__Instructions to follow__
In the material below, identify each line bearing the word "this". Reproduce those lines.

__Given records__
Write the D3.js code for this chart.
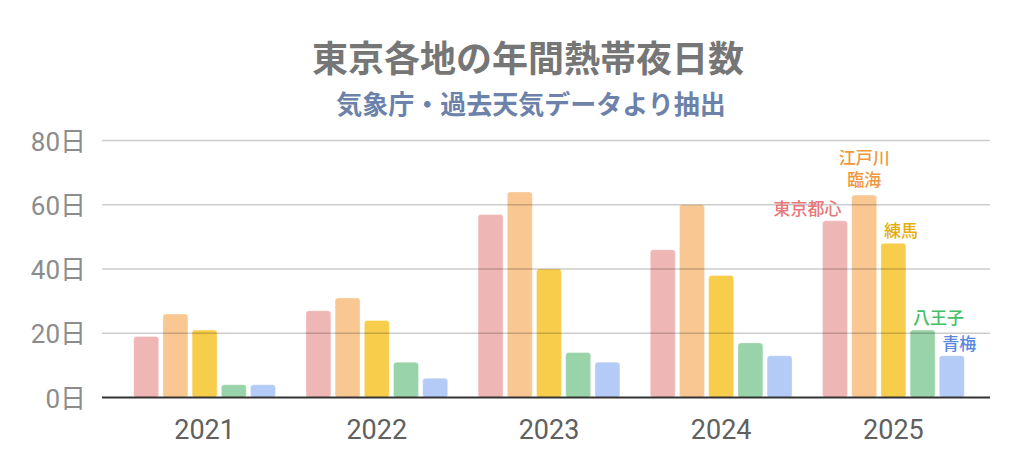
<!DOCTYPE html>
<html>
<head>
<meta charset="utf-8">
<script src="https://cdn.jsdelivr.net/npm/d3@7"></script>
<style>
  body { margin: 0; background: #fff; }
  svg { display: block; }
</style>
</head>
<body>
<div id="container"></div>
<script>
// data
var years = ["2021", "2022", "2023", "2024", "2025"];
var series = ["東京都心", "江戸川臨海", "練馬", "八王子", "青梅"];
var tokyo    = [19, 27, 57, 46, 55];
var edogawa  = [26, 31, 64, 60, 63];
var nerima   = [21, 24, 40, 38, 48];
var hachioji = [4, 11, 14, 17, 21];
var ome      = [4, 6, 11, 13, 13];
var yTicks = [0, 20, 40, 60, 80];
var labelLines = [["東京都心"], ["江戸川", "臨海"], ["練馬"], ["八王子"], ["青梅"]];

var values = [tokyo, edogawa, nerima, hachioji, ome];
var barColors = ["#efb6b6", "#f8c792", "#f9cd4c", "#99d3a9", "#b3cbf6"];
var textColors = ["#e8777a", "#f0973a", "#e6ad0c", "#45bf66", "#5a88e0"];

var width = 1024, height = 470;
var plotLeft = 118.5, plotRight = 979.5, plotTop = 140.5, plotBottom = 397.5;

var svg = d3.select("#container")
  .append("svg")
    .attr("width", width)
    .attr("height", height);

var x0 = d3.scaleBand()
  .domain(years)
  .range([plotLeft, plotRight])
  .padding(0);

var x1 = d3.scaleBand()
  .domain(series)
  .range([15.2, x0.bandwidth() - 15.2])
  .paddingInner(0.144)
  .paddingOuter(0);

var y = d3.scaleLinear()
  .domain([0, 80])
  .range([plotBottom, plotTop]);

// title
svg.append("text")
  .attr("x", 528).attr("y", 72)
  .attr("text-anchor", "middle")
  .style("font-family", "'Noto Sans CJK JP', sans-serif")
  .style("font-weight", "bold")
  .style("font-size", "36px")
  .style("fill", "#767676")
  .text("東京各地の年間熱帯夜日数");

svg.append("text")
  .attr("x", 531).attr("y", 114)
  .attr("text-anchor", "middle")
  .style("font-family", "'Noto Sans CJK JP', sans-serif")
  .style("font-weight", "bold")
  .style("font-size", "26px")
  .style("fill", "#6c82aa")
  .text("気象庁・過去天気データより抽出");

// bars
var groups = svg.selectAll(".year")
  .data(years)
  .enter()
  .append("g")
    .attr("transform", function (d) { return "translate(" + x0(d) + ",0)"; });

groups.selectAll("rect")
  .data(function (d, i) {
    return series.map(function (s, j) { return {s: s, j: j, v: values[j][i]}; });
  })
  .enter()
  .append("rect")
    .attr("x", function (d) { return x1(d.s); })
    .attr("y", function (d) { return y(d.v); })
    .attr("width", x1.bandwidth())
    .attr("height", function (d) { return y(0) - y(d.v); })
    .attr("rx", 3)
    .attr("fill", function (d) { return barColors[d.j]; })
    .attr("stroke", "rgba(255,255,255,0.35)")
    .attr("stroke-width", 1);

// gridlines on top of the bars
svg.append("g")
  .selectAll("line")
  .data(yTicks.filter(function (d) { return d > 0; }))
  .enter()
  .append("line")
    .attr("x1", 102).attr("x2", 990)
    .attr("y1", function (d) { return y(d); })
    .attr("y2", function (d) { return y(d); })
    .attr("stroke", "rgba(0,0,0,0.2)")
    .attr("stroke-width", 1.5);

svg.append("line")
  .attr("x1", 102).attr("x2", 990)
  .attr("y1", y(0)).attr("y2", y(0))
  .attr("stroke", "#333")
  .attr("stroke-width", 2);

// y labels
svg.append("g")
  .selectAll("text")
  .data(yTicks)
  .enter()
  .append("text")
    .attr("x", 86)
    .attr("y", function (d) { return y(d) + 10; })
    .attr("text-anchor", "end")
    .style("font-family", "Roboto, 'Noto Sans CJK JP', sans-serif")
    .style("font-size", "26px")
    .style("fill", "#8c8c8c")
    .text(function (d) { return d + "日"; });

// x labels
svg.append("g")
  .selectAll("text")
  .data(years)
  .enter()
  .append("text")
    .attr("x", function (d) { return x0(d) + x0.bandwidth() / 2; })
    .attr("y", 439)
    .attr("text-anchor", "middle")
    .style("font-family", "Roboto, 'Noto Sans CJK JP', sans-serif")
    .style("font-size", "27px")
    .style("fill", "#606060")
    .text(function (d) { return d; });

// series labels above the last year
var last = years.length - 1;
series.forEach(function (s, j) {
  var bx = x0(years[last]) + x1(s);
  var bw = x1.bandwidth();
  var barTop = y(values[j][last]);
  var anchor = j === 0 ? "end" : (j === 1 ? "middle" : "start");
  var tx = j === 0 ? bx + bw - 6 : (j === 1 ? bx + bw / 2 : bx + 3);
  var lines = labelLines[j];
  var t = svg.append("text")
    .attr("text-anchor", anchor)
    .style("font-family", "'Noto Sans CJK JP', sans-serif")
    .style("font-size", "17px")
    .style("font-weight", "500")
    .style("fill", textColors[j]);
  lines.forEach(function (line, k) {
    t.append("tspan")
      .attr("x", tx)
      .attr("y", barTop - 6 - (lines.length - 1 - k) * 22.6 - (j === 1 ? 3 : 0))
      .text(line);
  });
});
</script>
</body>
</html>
* * *
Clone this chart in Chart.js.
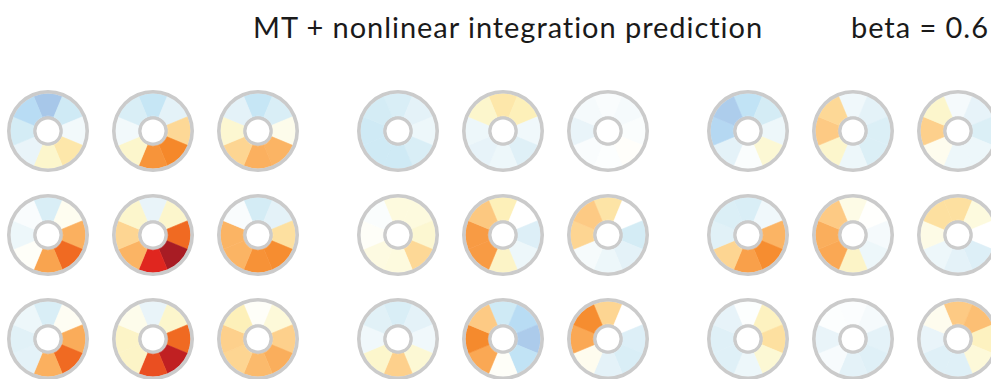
...
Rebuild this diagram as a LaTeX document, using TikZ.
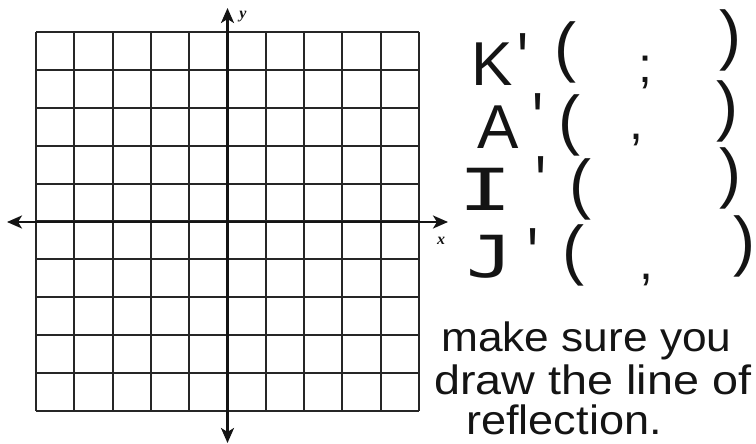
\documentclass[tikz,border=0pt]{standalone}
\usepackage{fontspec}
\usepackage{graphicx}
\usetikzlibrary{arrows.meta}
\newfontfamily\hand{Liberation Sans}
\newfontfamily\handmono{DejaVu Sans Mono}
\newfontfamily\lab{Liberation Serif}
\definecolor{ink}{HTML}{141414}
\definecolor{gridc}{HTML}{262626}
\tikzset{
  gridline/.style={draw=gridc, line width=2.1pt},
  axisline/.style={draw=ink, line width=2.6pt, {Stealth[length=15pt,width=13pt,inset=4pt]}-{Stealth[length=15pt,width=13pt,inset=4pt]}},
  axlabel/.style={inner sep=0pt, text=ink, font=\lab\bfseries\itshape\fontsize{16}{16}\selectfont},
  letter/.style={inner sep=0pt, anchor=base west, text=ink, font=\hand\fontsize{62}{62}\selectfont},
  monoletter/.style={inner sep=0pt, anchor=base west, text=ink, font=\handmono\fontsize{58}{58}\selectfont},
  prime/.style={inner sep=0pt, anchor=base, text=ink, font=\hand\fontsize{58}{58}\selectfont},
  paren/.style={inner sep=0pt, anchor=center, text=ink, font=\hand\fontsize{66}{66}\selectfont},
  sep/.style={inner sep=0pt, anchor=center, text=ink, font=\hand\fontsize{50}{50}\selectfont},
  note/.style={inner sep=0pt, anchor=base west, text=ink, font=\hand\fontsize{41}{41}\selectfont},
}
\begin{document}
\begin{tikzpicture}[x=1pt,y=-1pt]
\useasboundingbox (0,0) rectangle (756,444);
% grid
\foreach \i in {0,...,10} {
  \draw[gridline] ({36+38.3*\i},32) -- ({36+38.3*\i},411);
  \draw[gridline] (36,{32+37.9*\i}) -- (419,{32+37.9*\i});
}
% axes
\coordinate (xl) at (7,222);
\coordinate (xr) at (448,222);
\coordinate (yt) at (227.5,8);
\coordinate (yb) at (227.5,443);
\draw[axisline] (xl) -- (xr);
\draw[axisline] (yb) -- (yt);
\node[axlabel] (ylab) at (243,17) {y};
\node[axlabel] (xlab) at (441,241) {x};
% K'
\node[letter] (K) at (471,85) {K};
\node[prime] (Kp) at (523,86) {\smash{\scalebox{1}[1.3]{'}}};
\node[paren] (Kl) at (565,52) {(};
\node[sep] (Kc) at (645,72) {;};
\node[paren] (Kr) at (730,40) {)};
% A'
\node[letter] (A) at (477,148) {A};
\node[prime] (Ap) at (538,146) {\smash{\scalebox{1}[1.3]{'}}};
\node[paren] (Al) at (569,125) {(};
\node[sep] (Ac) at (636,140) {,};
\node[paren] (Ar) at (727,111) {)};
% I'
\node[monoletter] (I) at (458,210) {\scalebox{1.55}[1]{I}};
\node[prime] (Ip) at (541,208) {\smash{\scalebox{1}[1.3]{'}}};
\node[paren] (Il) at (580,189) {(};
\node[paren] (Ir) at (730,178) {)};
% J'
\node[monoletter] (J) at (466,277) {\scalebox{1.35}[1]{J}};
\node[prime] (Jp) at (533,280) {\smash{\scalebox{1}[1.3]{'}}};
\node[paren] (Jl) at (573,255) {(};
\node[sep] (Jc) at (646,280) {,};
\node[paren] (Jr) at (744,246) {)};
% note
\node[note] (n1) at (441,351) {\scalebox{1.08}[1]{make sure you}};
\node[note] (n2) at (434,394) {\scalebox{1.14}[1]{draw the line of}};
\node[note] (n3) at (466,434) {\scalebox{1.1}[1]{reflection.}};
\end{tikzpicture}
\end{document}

__Answer in full__
Write the D3.js code for this chart.
Clone this chart in Chart.js.
Rebuild this diagram as a LaTeX document, using TikZ.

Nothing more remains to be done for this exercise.